Start with seminal papers that introduced the major building blocks:

Foundations:

"Gradient-based learning applied to document recognition" (LeCun 1998) - CNNs
"Attention is all you need" (Vaswani 2017) - Transformers
"ImageNet classification with deep convolutional neural networks" (Krizhevsky 2012) - AlexNet

Techniques:

"Dropout: A simple way to prevent neural networks from overfitting" (Srivastava 2014)
"Batch normalization" (Ioffe and Szegedy 2015)
"Adam: A method for stochastic optimization" (Kingma and Ba 2014)

For current work, follow:

Follow (cs.LG, cs.CV, cs.CL sections)
Papers With Code (links papers to code implementations)
NeurIPS, ICML, ICLR conference proceedings

P6 — Where to find papers (practical guide)
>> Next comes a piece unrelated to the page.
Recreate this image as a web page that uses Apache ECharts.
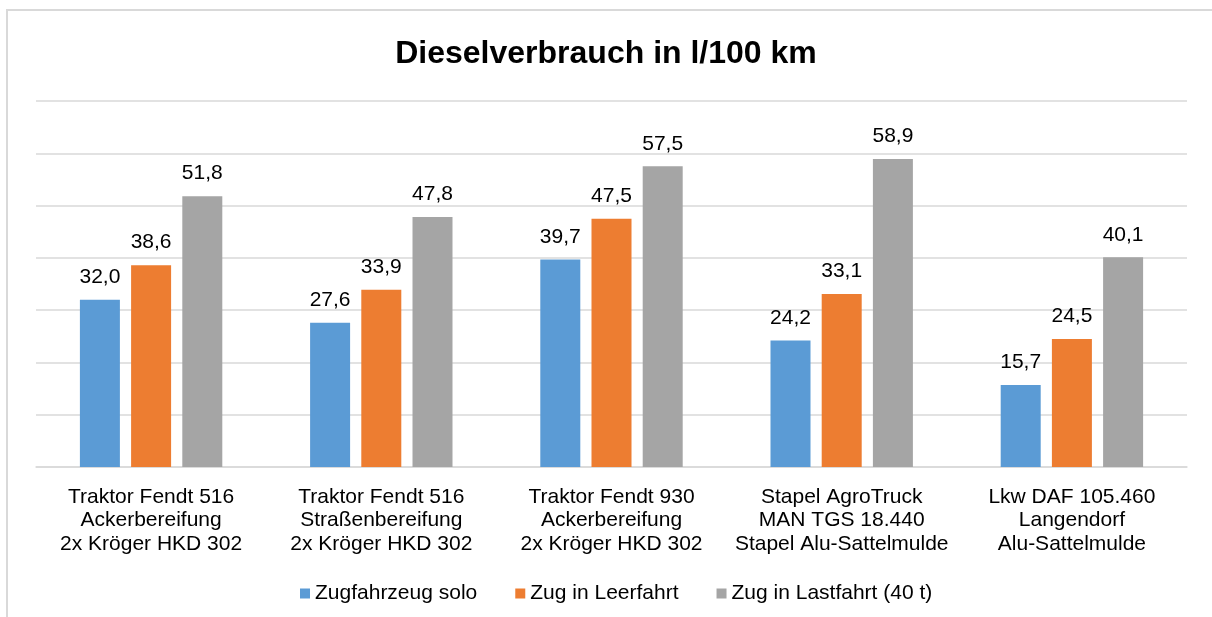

arXiv (arxiv.org/list/cs.LG/recent) — new ML papers appear here before any journal or conference. Search by keyword or browse daily listings. Free, no paywall.
Papers With Code (paperswithcode.com) — every benchmark leaderboard links to the papers and (often) the code. Indispensable for finding the current state of the art.
Semantic Scholar (semanticscholar.org) — AI-powered search that clusters related papers, shows citation counts, and surfaces influential work you might miss with a keyword search.
Connected Papers (connectedpapers.com) — enter a seed paper and get a visual graph of related work. Great for quickly mapping a subfield.
HuggingFace papers (huggingface.co/papers) — community-curated daily highlights with lay summaries. Good way to catch important papers without reading everything.